Written task: For this exercise, repeat all of the material verbatim apart from its images.

Dataset entries:
/---

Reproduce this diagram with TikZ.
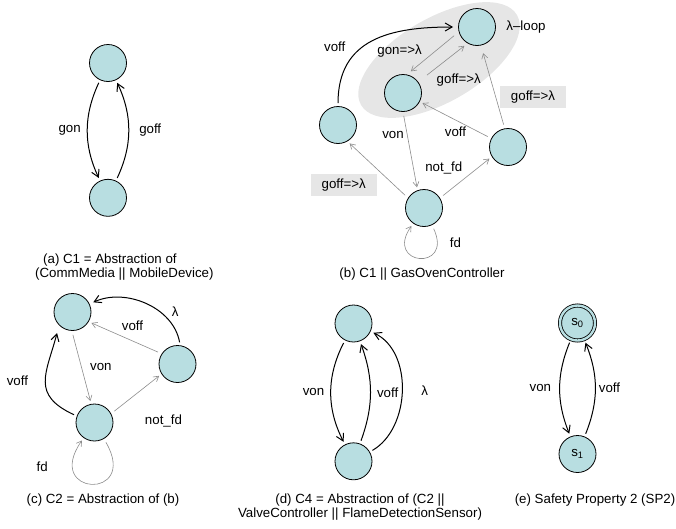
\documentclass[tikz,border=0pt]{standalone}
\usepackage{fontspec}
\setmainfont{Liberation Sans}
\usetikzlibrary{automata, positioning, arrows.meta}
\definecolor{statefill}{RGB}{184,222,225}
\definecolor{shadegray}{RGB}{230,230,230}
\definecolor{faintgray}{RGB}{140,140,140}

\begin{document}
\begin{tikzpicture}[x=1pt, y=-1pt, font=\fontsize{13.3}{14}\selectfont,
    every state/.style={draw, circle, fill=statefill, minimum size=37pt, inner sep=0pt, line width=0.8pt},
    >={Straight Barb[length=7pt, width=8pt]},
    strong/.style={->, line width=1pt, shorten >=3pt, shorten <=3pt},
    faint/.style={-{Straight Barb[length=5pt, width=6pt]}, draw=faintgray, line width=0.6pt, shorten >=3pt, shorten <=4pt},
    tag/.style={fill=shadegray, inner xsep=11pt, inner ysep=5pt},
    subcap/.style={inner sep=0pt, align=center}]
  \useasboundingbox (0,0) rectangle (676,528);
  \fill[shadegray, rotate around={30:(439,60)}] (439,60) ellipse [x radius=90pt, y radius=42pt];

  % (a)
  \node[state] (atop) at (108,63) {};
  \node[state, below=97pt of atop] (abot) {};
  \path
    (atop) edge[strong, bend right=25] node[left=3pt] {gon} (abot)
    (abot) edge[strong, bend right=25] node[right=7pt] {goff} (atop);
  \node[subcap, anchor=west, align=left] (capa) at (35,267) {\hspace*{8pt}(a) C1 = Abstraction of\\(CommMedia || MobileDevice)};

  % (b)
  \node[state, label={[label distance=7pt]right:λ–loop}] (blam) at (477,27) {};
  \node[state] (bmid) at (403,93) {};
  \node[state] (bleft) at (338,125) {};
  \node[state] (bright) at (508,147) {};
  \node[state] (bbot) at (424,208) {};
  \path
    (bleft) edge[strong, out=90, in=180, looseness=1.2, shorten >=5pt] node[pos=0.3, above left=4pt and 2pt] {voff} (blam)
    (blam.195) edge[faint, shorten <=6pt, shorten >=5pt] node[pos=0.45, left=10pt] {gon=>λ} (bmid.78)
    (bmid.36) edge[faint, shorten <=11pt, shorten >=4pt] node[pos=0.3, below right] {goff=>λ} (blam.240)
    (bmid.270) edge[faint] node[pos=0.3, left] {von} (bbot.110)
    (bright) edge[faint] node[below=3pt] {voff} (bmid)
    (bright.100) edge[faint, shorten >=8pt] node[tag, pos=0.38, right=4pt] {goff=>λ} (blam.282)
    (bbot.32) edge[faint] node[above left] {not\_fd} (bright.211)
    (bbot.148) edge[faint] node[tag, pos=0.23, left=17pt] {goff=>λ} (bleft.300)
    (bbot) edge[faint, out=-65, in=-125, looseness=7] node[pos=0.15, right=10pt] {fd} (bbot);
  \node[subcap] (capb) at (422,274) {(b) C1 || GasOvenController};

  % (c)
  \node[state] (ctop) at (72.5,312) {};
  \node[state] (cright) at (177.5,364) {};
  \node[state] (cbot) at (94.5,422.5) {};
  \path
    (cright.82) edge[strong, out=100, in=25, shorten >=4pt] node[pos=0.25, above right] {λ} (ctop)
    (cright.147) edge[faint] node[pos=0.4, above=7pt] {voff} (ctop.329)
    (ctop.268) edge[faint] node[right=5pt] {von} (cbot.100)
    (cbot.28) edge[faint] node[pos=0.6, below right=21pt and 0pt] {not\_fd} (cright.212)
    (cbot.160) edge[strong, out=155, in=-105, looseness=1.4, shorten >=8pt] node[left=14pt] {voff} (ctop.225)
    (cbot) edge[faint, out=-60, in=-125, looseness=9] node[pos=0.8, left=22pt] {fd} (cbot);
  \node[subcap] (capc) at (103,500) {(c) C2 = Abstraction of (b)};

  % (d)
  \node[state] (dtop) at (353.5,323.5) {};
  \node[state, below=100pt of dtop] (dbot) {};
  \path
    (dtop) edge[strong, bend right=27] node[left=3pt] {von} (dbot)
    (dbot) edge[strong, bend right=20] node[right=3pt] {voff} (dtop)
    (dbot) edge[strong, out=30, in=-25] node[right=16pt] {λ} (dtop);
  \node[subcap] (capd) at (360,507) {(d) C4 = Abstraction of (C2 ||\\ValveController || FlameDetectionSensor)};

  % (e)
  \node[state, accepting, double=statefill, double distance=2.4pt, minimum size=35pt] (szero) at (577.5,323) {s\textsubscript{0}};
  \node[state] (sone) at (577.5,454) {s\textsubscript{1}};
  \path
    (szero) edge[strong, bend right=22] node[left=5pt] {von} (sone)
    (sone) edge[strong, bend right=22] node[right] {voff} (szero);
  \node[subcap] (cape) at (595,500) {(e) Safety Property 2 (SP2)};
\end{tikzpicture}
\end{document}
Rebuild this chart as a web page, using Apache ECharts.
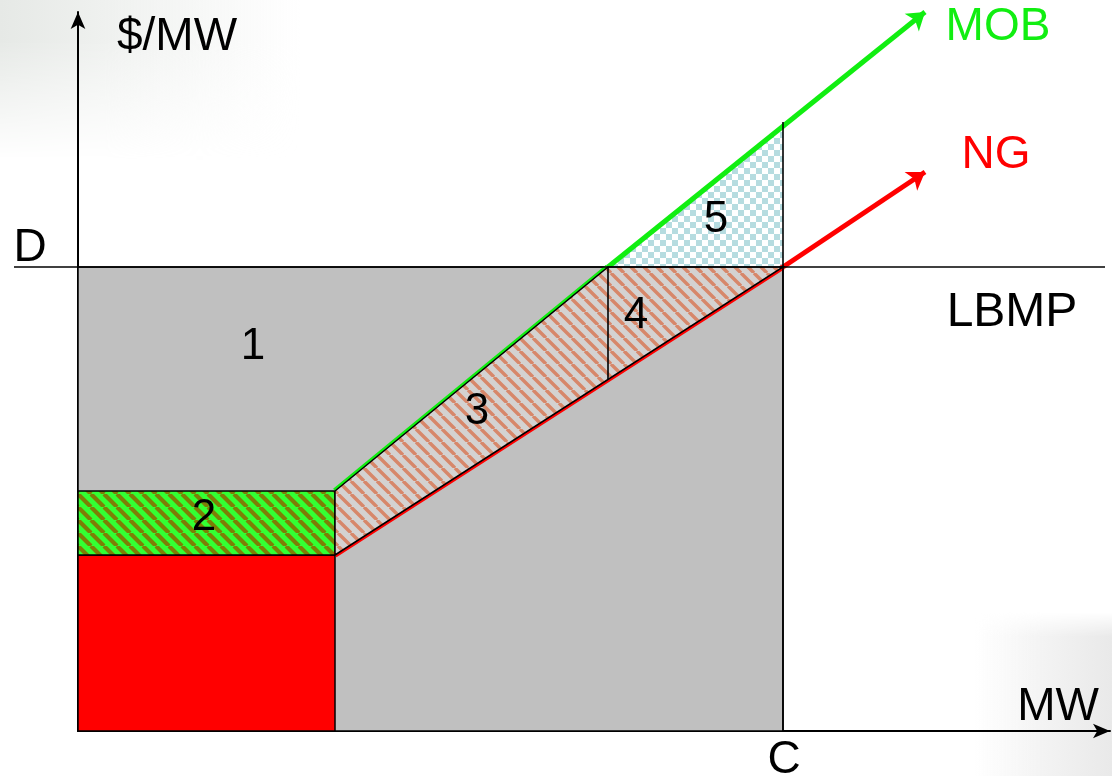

\---

Solution for this problem:
Reproduce this diagram with TikZ.
\documentclass[tikz,border=0pt]{standalone}
\usepackage{fontspec}
\setmainfont{Liberation Sans}
\usetikzlibrary{automata, positioning, arrows.meta}
\definecolor{statefill}{RGB}{184,222,225}
\definecolor{shadegray}{RGB}{230,230,230}
\definecolor{faintgray}{RGB}{140,140,140}

\begin{document}
\begin{tikzpicture}[x=1pt, y=-1pt, font=\fontsize{13.3}{14}\selectfont,
    every state/.style={draw, circle, fill=statefill, minimum size=37pt, inner sep=0pt, line width=0.8pt},
    >={Straight Barb[length=7pt, width=8pt]},
    strong/.style={->, line width=1pt, shorten >=3pt, shorten <=3pt},
    faint/.style={-{Straight Barb[length=5pt, width=6pt]}, draw=faintgray, line width=0.6pt, shorten >=3pt, shorten <=4pt},
    tag/.style={fill=shadegray, inner xsep=11pt, inner ysep=5pt},
    subcap/.style={inner sep=0pt, align=center}]
  \useasboundingbox (0,0) rectangle (676,528);
  \fill[shadegray, rotate around={30:(439,60)}] (439,60) ellipse [x radius=90pt, y radius=42pt];

  % (a)
  \node[state] (atop) at (108,63) {};
  \node[state, below=97pt of atop] (abot) {};
  \path
    (atop) edge[strong, bend right=25] node[left=3pt] {gon} (abot)
    (abot) edge[strong, bend right=25] node[right=7pt] {goff} (atop);
  \node[subcap, anchor=west, align=left] (capa) at (35,267) {\hspace*{8pt}(a) C1 = Abstraction of\\(CommMedia || MobileDevice)};

  % (b)
  \node[state, label={[label distance=7pt]right:λ–loop}] (blam) at (477,27) {};
  \node[state] (bmid) at (403,93) {};
  \node[state] (bleft) at (338,125) {};
  \node[state] (bright) at (508,147) {};
  \node[state] (bbot) at (424,208) {};
  \path
    (bleft) edge[strong, out=90, in=180, looseness=1.2, shorten >=5pt] node[pos=0.3, above left=4pt and 2pt] {voff} (blam)
    (blam.195) edge[faint, shorten <=6pt, shorten >=5pt] node[pos=0.45, left=10pt] {gon=>λ} (bmid.78)
    (bmid.36) edge[faint, shorten <=11pt, shorten >=4pt] node[pos=0.3, below right] {goff=>λ} (blam.240)
    (bmid.270) edge[faint] node[pos=0.3, left] {von} (bbot.110)
    (bright) edge[faint] node[below=3pt] {voff} (bmid)
    (bright.100) edge[faint, shorten >=8pt] node[tag, pos=0.38, right=4pt] {goff=>λ} (blam.282)
    (bbot.32) edge[faint] node[above left] {not\_fd} (bright.211)
    (bbot.148) edge[faint] node[tag, pos=0.23, left=17pt] {goff=>λ} (bleft.300)
    (bbot) edge[faint, out=-65, in=-125, looseness=7] node[pos=0.15, right=10pt] {fd} (bbot);
  \node[subcap] (capb) at (422,274) {(b) C1 || GasOvenController};

  % (c)
  \node[state] (ctop) at (72.5,312) {};
  \node[state] (cright) at (177.5,364) {};
  \node[state] (cbot) at (94.5,422.5) {};
  \path
    (cright.82) edge[strong, out=100, in=25, shorten >=4pt] node[pos=0.25, above right] {λ} (ctop)
    (cright.147) edge[faint] node[pos=0.4, above=7pt] {voff} (ctop.329)
    (ctop.268) edge[faint] node[right=5pt] {von} (cbot.100)
    (cbot.28) edge[faint] node[pos=0.6, below right=21pt and 0pt] {not\_fd} (cright.212)
    (cbot.160) edge[strong, out=155, in=-105, looseness=1.4, shorten >=8pt] node[left=14pt] {voff} (ctop.225)
    (cbot) edge[faint, out=-60, in=-125, looseness=9] node[pos=0.8, left=22pt] {fd} (cbot);
  \node[subcap] (capc) at (103,500) {(c) C2 = Abstraction of (b)};

  % (d)
  \node[state] (dtop) at (353.5,323.5) {};
  \node[state, below=100pt of dtop] (dbot) {};
  \path
    (dtop) edge[strong, bend right=27] node[left=3pt] {von} (dbot)
    (dbot) edge[strong, bend right=20] node[right=3pt] {voff} (dtop)
    (dbot) edge[strong, out=30, in=-25] node[right=16pt] {λ} (dtop);
  \node[subcap] (capd) at (360,507) {(d) C4 = Abstraction of (C2 ||\\ValveController || FlameDetectionSensor)};

  % (e)
  \node[state, accepting, double=statefill, double distance=2.4pt, minimum size=35pt] (szero) at (577.5,323) {s\textsubscript{0}};
  \node[state] (sone) at (577.5,454) {s\textsubscript{1}};
  \path
    (szero) edge[strong, bend right=22] node[left=5pt] {von} (sone)
    (sone) edge[strong, bend right=22] node[right] {voff} (szero);
  \node[subcap] (cape) at (595,500) {(e) Safety Property 2 (SP2)};
\end{tikzpicture}
\end{document}
Rebuild this chart as a web page, using Apache ECharts.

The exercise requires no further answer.